In Snowflake, data sharing is region specific, i.e. you can only share data between accounts in the same region. If you want to share data across regions, you first have to create a local copy of that database, and then replicate that local copy into the target region.
CreateDBFromShare is a Snowflake stored procedure that copies tables from a source database & schema to a target database and schema. Source database & schema and target database and schema are provided via command line parameters.
The target schema will be created in case it doesn't exist. If a table in the source doesn't exist, it first will be created.
One main objective was to ensure that changes to existing tables will not result cause queries to fail that run against a shared database of the replicated copy. Therefore, all changes to existing tables must be atomic.

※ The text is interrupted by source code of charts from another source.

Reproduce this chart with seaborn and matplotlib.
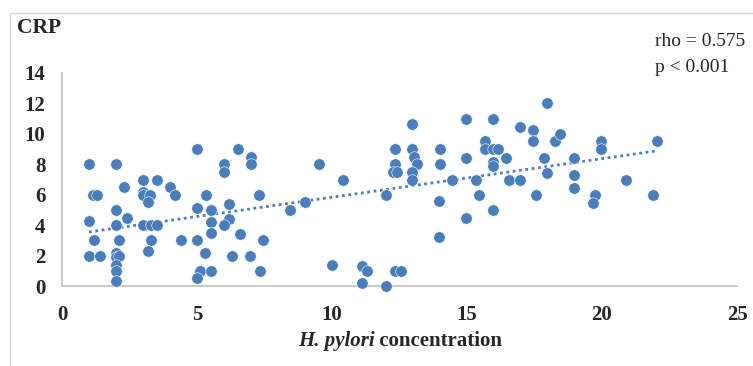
import numpy as np
import pandas as pd
import matplotlib
matplotlib.use("Agg")
import matplotlib.pyplot as plt
import seaborn as sns
from matplotlib.patches import Rectangle

# ---- data ----
hp_conc = [1, 2, 5, 6.5, 6, 6, 7, 7, 3, 3.5, 2.3, 4, 1.15, 1.3, 3, 3, 3.25, 3.2, 4.2, 5.35,
           6.2, 2, 5, 5.5, 2.4, 1, 6.2, 5.5, 2, 3, 3.3, 3.5, 6, 1.2, 2.1, 3.3, 4.4, 5, 5.5, 6.6,
           3.2, 1, 1.4, 2, 2, 2.1, 5.3, 6.3, 6.95, 2, 2, 2, 5.1, 5, 5.5, 7.3, 7.45, 7.35,
           9.5, 10.4, 8.45, 9, 10, 11.1, 11.3, 11.1, 12, 12.35, 12.55, 12, 12.35, 12.35,
           12.25, 12.4, 12.95, 12.95, 13.05, 13.15, 12.95, 12.95, 14, 14, 13.95, 13.95,
           14.45, 14.95, 14.95, 14.95, 15.35, 15.45, 15.65, 15.65, 15.95, 15.95, 16.15,
           15.95, 15.95, 15.95, 16.45, 16.55, 16.95, 16.95, 17.45, 17.45, 17.55, 17.85,
           17.95, 17.95, 18.25, 18.45, 18.95, 18.95, 18.95, 19.75, 19.65, 19.95, 19.95,
           20.9, 22.05, 21.9]
crp = [8, 8, 9, 9, 8, 7.5, 8.5, 8, 7, 7, 6.5, 6.5, 6, 6, 6.2, 6, 6, 5.5, 6, 6,
       5.4, 5, 5.1, 5, 4.5, 4.3, 4.4, 4.2, 4, 4, 4, 4, 4, 3, 3, 3, 3, 3, 3.5, 3.4,
       2.3, 2, 2, 2.2, 1.9, 2, 2.2, 2, 2, 1.4, 1, 0.35, 1, 0.5, 1, 6, 3, 1,
       8, 7, 5, 5.5, 1.4, 1.3, 1, 0.2, 0, 1, 1, 6, 9, 8,
       7.5, 7.5, 10.65, 9, 8.5, 8, 7.5, 7, 9, 8, 5.6, 3.2,
       7, 11, 8.4, 4.5, 7, 6, 9.5, 9, 11, 9, 9,
       8.15, 7.9, 5, 8.4, 7, 7, 10.45, 10.25, 9.5, 6, 8.4,
       12, 7.4, 9.5, 10, 8.4, 7.3, 6.45, 6, 5.45, 9.5, 9,
       7, 9.5, 6]
x_ticks = [0, 5, 10, 15, 20, 25]
y_ticks = [0, 2, 4, 6, 8, 10, 12, 14]
stats_text = ["rho = 0.575", "p < 0.001"]

df = pd.DataFrame({"hp": hp_conc, "crp": crp})

sns.set_style("white")
plt.rcParams["font.family"] = ["Liberation Serif", "DejaVu Serif"]

W, H = 753, 366
fig = plt.figure(figsize=(W / 100, H / 100), dpi=100)
ax = fig.add_axes([62 / W, (H - 286) / H, (737 - 62) / W, (286 - 73) / H])

blue = "#4A7EBB"
sns.scatterplot(data=df, x="hp", y="crp", ax=ax, color=blue, s=68,
                edgecolor="white", linewidth=0.4, clip_on=False, zorder=3)
sns.regplot(data=df, x="hp", y="crp", ax=ax, scatter=False, ci=None, color=blue,
            line_kws=dict(linestyle=(0, (1, 1.3)), linewidth=2.0, zorder=2))

ax.set_xlim(0, 25)
ax.set_ylim(0, 14)
ax.set_xticks(x_ticks)
ax.set_yticks(y_ticks)
ax.set_xticklabels([str(t) for t in x_ticks])
ax.set_yticklabels([str(t) for t in y_ticks])
ax.tick_params(axis="both", length=0, labelsize=15)
ax.tick_params(axis="x", pad=14)
ax.tick_params(axis="y", pad=12)
for lab in ax.get_xticklabels() + ax.get_yticklabels():
    lab.set_fontweight("bold")
ax.set_xlabel("")
ax.set_ylabel("")
for side in ["top", "right"]:
    ax.spines[side].set_visible(False)
for side in ["left", "bottom"]:
    ax.spines[side].set_color("#BFBFBF")
    ax.spines[side].set_linewidth(1.2)
ax.grid(False)

# figure border (chart area frame)
fig.patches.append(Rectangle((9.5 / W, -0.05), 1.1, (H - 12.7) / H + 0.05,
                             transform=fig.transFigure, fill=False,
                             edgecolor="#D9D9D9", linewidth=1.0))

fig.text(17 / W, 1 - 28 / H, "CRP", fontsize=15.5, fontweight="bold",
         ha="left", va="center")
fig.text(655 / W, 1 - 41 / H, stats_text[0], fontsize=14, ha="left", va="center")
fig.text(655 / W, 1 - 68 / H, stats_text[1], fontsize=14, ha="left", va="center")

# x-axis label: bold italic "H. pylori" + bold "concentration", centred
yl = 1 - 341 / H
t1 = fig.text(0, yl, "H. pylori", fontsize=15, fontweight="bold", fontstyle="italic",
              ha="left", va="center")
t2 = fig.text(0, yl, " concentration", fontsize=15, fontweight="bold",
              ha="left", va="center")
fig.canvas.draw()
r = fig.canvas.get_renderer()
w1 = t1.get_window_extent(r).width
w2 = t2.get_window_extent(r).width
cx = 400
start = cx - (w1 + w2) / 2
t1.set_x(start / W)
t2.set_x((start + w1) / W)

fig.savefig("out.png", dpi=100)
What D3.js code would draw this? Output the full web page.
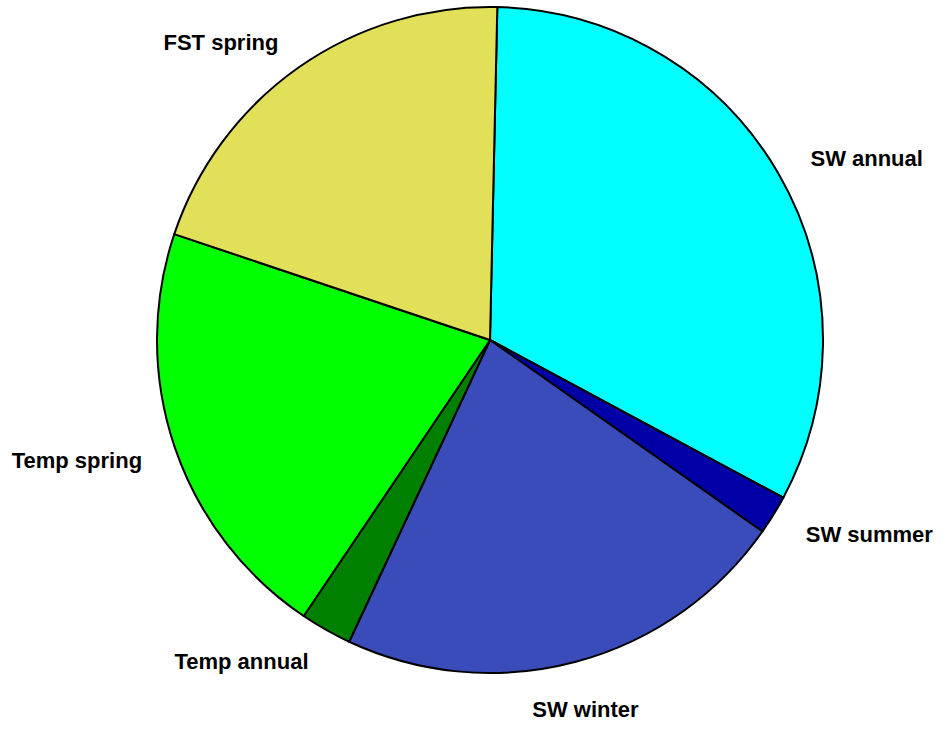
<!DOCTYPE html>
<html>
<head>
<meta charset="utf-8">
<script src="https://cdn.jsdelivr.net/npm/d3@7"></script>
<style>
	body { margin: 0; background: #fff; }
	svg text { font-family: "Liberation Sans", Arial, sans-serif; font-weight: bold; font-size: 22px; fill: #000; }
</style>
</head>
<body>
<script>
/******************/
/*     data       */
/******************/
// slices in clockwise order, starting just right of 12 o'clock
var labels = ["SW annual", "SW summer", "SW winter", "Temp annual", "Temp spring", "FST spring"];
var values = [32.5, 1.9, 22.2, 2.5, 20.7, 20.2];
var colors = ["#00FFFF", "#0000A6", "#3A4BBA", "#007F00", "#00FF00", "#E2E058"];

/******************/
/*   d3 init var  */
/******************/
var width = 943, height = 734;
var cx = 490, cy = 340, r = 333;
var startDeg = 1.26; // first boundary is slightly past vertical

var svg = d3.select("body")
	.append("svg")
	.attr("width", width)
	.attr("height", height);

var g = svg.append("g")
	.attr("transform", "translate(" + cx + "," + cy + ")");

var pie = d3.pie()
	.sort(null)
	.value(function(d) { return d; })
	.startAngle(startDeg * Math.PI / 180)
	.endAngle(startDeg * Math.PI / 180 + 2 * Math.PI);

var arcs = pie(values);

var arc = d3.arc().innerRadius(0).outerRadius(r);
// labels sit at 1.1 radius on the slice middle
var labelArc = d3.arc().innerRadius(r * 1.1).outerRadius(r * 1.1);

/******************/
/*    d3 draw     */
/******************/
g.selectAll("path.slice")
	.data(arcs)
	.enter()
	.append("path")
	.attr("class", "slice")
	.attr("d", arc)
	.attr("fill", function(d, i) { return colors[i]; })
	.attr("stroke", "#000")
	.attr("stroke-width", 2)
	.attr("stroke-linejoin", "round");

g.selectAll("text.lbl")
	.data(arcs)
	.enter()
	.append("text")
	.attr("class", "lbl")
	.each(function(d, i) {
		var p = labelArc.centroid(d);
		var t = d3.select(this);
		var side = Math.abs(p[0]) < r * 0.3;
		if (side) {
			// near bottom: centred, hanging below the point
			t.attr("text-anchor", "middle")
				.attr("x", p[0] + 1)
				.attr("y", p[1] + 23);
		} else {
			t.attr("text-anchor", p[0] > 0 ? "start" : "end")
				.attr("x", p[0] + (p[0] > 0 ? 4 : -1))
				.attr("y", p[1] + 10);
		}
		t.text(labels[i]);
	});
</script>
</body>
</html>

The following modifications to existing tables are supported
- add a column
- remove a column
- rename a column (implemented via adding and removing a column)
Changing the datatype of a column is not supported
The procedure tracks its progress in an array of strings. That "log" along with a status, date and time of execution, and session id is being stored in the log table with every run.
Setup of a test environment requires a couple different Snowflake accounts.
- Originator: This is the Snowflake account that originally shares a dataset via Snowflake Secure Data Sharing.
- Consumer/Replication Source: This is the Snowflake account that consumes the dataset from the Provider. Secondly, this account creates a local copy and replicates the dataset to the replication target. Please review Snowflake's documentation for setting up replication
- Replication Target/Provider: This is the Snowflake account that receives the replicated copy from the replication source. It also is the account that shares the dataset, for instance into a VPS environment
- Create a new database that will host the local copy for the shared dataset. To do so, open file setup/create_db.sql (or create the database directly in a Snowflake worksheet), update the database name and run all commands.
- Create all metadata objects via the files in the metadata directory. The files need to be executed in sequence indicated by the file prefix. Be sure to set the session context to the database you hae created in the previous step. When you get an error message while creating sp_copy_from_shared_db, scroll to the end of the file and then run it again.